--- EXERCISE ---
Retype only what runs from the first line of the listing to the line holding "CartesianGrid, LabelList, Legend", both included. Do not retype the pictures.

--- GIVEN DATA ---

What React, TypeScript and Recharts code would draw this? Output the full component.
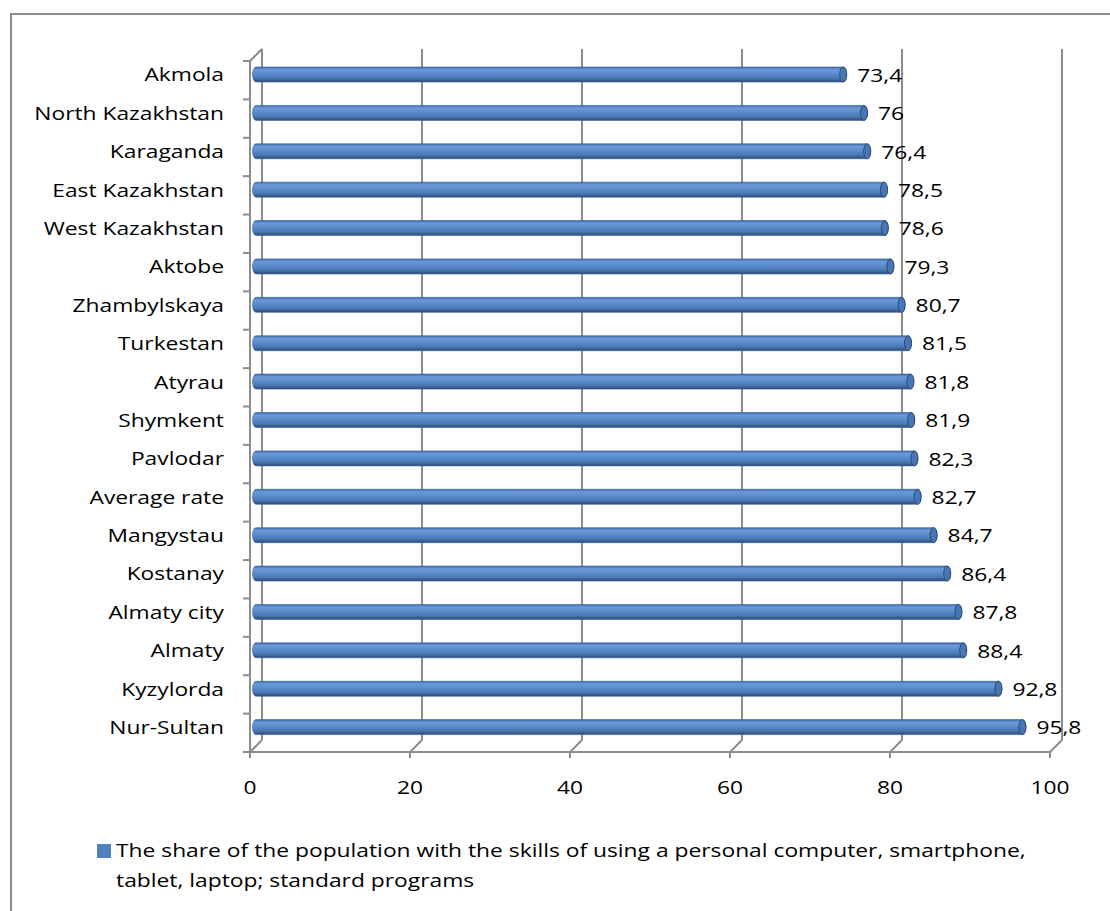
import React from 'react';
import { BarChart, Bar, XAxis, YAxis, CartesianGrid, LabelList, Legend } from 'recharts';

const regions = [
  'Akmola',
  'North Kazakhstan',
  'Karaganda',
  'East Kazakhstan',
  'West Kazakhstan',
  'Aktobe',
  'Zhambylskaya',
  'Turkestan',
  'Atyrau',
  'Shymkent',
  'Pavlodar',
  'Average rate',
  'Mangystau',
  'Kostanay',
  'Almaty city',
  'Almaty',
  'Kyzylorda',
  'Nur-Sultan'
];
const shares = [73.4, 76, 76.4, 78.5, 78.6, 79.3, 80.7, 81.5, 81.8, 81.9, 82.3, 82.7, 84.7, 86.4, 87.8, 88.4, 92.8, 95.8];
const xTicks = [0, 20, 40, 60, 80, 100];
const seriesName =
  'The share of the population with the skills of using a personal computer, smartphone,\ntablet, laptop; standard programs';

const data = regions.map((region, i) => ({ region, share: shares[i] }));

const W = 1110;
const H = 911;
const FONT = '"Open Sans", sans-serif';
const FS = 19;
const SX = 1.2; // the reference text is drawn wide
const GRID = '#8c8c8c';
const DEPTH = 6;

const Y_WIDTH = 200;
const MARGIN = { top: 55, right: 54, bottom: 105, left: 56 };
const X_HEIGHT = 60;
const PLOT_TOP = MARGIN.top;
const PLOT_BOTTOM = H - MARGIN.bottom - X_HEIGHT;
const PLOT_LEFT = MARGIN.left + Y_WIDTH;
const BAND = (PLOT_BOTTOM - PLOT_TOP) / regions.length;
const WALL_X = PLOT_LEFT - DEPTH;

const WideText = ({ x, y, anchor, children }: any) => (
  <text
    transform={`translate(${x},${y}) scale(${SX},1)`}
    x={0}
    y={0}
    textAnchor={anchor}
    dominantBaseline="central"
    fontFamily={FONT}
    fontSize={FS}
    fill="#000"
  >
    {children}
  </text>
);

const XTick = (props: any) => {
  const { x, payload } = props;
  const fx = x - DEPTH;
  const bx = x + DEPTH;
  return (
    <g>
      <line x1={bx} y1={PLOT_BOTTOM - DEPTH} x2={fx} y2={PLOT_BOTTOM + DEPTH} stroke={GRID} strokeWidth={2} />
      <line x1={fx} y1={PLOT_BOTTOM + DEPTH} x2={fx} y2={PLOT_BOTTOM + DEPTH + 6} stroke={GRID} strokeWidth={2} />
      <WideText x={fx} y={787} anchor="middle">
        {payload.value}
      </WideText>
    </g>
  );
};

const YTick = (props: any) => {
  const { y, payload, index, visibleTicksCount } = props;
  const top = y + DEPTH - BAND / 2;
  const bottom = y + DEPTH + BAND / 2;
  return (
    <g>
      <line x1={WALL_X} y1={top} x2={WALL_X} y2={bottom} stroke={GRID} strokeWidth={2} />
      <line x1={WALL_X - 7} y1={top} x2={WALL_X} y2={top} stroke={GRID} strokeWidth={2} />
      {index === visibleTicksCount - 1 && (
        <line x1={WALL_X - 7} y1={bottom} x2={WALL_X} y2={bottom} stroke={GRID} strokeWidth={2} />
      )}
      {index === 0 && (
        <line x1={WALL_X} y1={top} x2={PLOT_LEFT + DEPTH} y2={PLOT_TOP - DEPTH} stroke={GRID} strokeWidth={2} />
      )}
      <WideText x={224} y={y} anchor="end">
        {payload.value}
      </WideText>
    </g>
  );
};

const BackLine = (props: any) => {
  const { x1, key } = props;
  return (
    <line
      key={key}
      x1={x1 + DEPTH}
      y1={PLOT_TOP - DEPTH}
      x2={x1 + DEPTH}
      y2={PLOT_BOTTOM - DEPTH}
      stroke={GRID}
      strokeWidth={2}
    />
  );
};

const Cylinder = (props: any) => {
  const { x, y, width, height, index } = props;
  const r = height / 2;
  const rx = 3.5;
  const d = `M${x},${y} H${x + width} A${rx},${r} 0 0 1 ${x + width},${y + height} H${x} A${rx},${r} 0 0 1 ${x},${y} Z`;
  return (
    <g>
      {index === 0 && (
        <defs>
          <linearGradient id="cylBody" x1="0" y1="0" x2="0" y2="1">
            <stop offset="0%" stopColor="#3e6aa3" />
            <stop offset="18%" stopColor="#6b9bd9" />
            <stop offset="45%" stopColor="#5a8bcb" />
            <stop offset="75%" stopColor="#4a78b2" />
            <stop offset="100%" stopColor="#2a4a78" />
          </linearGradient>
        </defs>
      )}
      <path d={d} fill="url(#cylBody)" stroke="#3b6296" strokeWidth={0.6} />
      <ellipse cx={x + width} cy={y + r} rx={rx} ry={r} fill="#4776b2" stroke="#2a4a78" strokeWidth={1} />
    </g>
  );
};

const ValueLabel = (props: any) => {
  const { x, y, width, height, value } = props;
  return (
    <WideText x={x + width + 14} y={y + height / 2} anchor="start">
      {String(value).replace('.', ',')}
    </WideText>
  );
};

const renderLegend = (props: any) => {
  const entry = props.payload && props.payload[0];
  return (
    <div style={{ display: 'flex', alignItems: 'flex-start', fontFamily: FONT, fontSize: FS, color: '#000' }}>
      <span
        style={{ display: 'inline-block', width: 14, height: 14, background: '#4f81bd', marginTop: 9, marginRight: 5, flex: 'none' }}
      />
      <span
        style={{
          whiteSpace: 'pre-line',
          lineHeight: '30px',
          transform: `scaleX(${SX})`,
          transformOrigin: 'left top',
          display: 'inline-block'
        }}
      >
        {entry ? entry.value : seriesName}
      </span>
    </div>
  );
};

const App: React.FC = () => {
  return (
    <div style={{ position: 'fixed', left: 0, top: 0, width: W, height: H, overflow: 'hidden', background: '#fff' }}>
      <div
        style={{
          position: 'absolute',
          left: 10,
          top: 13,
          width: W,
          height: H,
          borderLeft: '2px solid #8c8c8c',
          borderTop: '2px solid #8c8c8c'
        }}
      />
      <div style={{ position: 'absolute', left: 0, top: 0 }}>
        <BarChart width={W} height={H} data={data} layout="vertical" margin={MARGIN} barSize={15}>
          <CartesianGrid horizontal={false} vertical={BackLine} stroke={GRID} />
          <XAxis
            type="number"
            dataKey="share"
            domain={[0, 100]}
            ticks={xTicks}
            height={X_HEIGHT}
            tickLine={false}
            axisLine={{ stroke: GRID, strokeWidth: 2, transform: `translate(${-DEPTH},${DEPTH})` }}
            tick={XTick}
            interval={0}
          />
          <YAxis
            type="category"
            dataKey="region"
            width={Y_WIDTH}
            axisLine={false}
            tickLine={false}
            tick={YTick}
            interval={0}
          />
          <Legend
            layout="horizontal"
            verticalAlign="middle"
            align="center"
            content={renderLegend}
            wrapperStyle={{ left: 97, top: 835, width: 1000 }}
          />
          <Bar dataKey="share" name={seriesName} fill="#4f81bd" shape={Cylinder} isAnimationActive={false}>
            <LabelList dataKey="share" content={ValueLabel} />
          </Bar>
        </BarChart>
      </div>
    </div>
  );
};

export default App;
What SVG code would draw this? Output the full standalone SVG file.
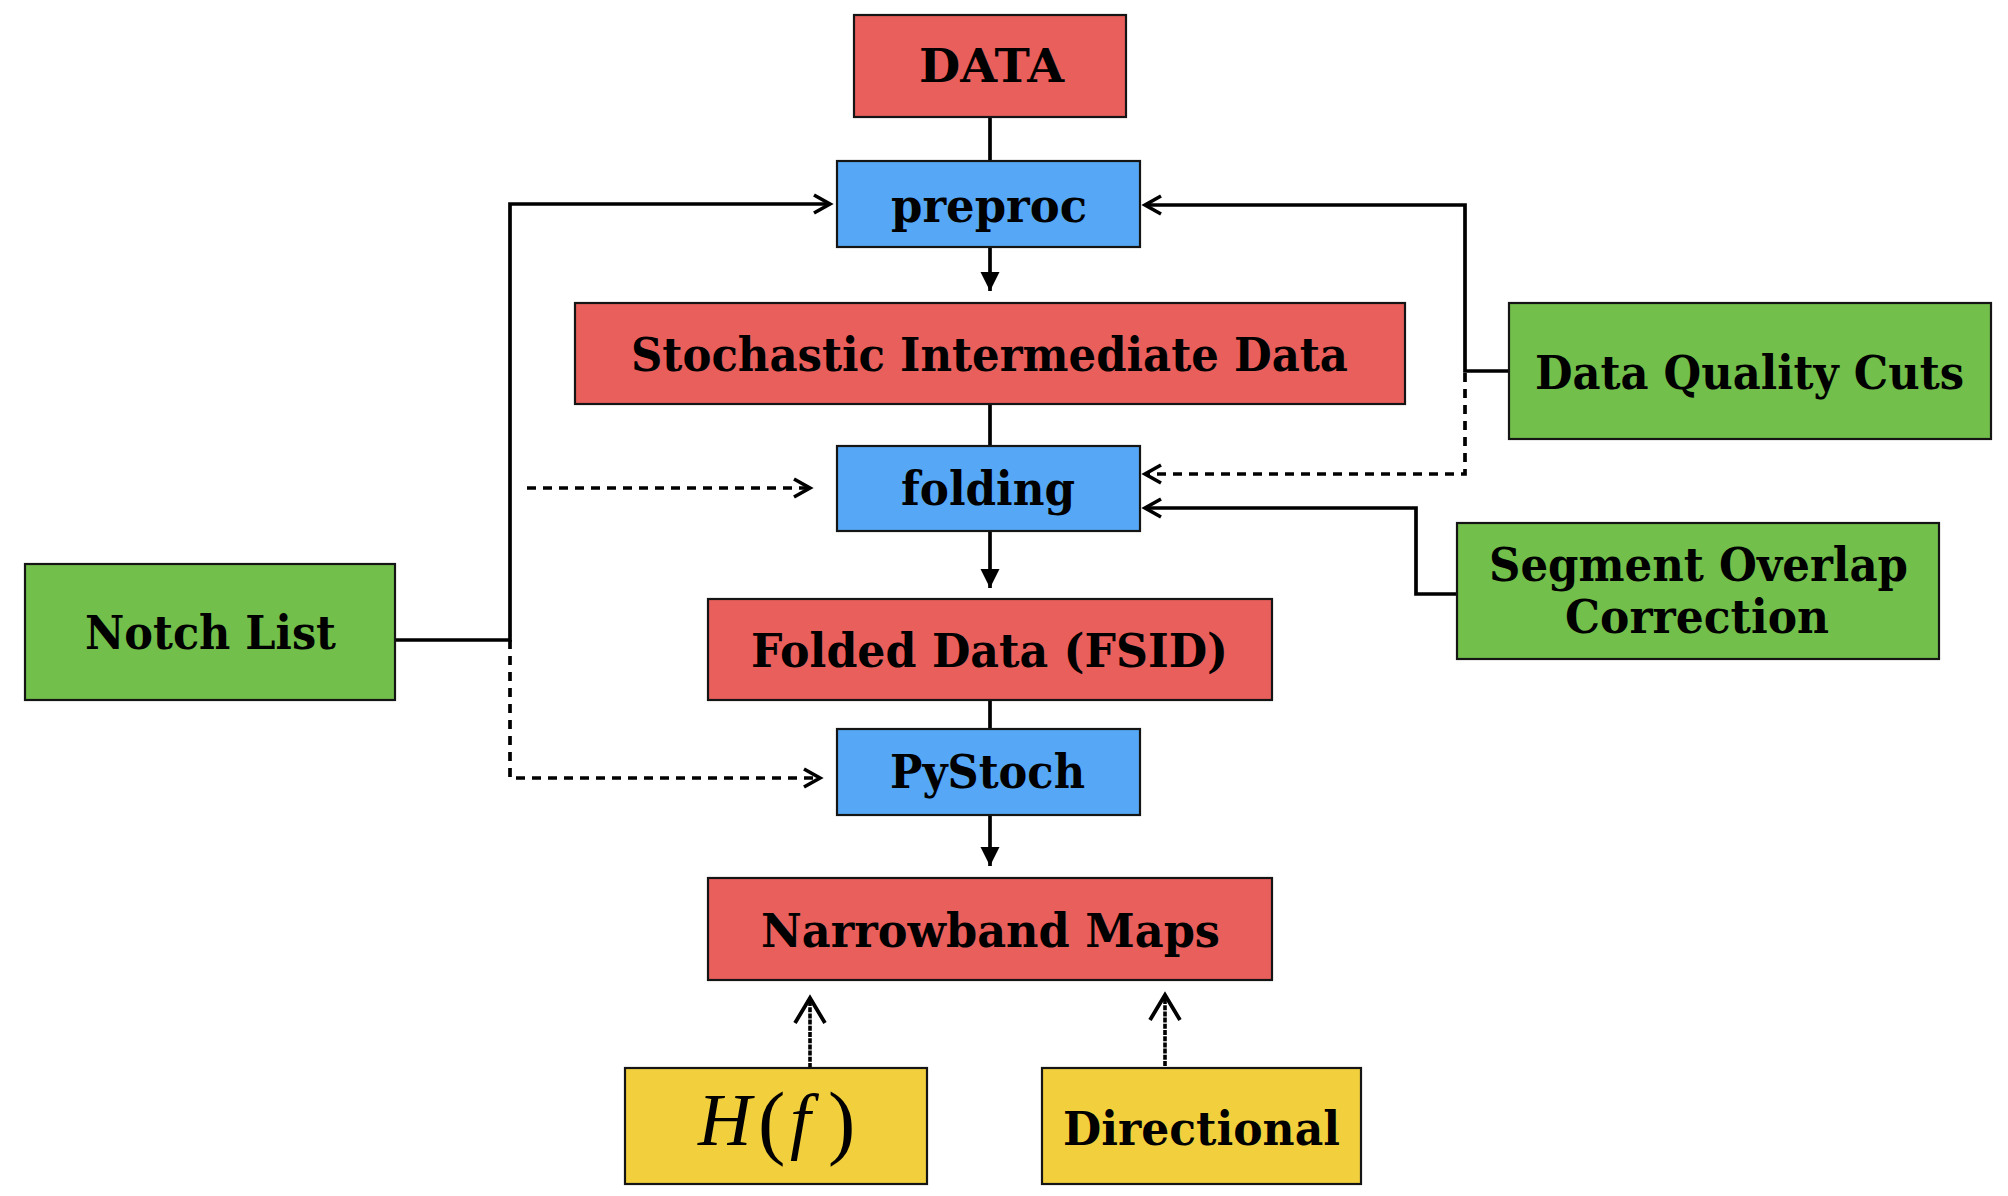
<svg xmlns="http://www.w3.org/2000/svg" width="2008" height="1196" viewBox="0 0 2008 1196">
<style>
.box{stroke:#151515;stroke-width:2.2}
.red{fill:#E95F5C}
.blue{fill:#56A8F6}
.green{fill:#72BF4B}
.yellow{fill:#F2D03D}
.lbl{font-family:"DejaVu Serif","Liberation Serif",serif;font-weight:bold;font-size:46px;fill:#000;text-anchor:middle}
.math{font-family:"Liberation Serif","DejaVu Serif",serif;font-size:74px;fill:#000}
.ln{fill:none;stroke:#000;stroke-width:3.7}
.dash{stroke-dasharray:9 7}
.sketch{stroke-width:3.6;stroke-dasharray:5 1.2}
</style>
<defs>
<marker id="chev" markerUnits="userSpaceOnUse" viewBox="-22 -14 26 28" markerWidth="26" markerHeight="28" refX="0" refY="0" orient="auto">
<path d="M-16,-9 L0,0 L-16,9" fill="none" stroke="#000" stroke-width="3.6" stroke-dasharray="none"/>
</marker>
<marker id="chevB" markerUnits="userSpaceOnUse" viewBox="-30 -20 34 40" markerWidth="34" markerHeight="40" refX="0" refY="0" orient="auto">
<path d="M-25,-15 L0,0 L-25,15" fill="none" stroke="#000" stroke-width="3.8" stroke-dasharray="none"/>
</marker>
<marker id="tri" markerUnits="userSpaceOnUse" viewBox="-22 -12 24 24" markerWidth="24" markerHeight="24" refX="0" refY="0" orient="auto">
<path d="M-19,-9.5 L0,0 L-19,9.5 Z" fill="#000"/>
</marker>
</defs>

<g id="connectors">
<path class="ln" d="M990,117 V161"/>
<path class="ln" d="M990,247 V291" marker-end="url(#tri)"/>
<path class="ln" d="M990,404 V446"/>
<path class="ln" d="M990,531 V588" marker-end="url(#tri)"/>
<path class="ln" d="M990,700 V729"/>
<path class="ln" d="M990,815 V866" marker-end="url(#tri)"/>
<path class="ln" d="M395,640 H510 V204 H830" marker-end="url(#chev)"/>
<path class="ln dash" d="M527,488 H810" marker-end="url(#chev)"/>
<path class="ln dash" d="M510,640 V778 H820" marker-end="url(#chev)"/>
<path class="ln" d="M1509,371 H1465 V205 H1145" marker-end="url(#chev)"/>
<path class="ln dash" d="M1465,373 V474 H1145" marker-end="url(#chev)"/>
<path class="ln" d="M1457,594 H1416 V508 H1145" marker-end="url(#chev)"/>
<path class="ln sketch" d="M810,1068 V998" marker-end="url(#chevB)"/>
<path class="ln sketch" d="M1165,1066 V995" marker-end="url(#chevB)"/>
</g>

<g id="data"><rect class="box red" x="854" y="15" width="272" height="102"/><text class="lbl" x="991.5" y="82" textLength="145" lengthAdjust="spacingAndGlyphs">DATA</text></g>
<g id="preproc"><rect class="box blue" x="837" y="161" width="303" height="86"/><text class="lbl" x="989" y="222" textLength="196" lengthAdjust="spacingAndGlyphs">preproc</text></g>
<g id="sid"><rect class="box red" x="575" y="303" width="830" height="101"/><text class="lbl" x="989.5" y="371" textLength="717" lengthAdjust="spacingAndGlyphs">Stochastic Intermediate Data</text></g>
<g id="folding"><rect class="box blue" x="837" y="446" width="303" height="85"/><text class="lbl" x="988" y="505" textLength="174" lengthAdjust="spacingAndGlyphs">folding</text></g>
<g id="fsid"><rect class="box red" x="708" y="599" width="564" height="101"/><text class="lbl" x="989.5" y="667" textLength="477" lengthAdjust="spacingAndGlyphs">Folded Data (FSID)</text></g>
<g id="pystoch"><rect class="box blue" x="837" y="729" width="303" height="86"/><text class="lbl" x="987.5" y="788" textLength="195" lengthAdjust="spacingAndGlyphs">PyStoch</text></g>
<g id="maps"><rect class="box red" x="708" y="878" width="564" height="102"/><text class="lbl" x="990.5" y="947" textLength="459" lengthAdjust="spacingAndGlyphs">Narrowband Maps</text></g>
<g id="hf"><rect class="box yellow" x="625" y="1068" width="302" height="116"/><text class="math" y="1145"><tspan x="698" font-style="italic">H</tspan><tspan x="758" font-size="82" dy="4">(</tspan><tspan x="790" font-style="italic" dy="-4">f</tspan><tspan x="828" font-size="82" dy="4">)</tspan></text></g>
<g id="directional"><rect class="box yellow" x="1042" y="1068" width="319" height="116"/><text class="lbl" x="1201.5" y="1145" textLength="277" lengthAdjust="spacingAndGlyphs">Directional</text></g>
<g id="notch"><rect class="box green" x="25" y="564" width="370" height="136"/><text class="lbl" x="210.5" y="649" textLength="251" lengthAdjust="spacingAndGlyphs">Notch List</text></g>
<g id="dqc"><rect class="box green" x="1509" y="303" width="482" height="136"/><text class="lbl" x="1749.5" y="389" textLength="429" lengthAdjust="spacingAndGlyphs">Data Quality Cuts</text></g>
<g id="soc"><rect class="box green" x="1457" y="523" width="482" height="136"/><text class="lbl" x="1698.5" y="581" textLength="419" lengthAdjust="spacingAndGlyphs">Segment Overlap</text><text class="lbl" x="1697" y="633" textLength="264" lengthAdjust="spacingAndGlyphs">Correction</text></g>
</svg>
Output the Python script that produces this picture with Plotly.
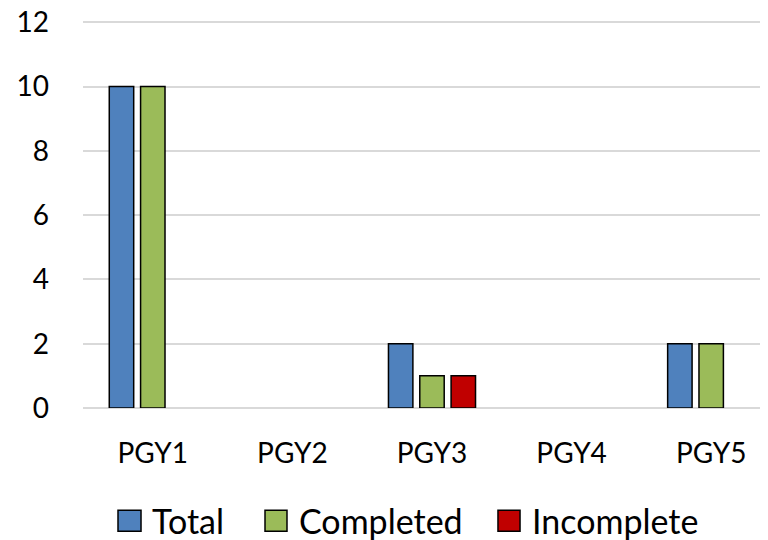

--- CORRECT OUTPUT ---
What React, TypeScript and Recharts code would draw this? Output the full component.
import React from 'react';
import { BarChart, Bar, XAxis, YAxis, CartesianGrid, LabelList, Legend } from 'recharts';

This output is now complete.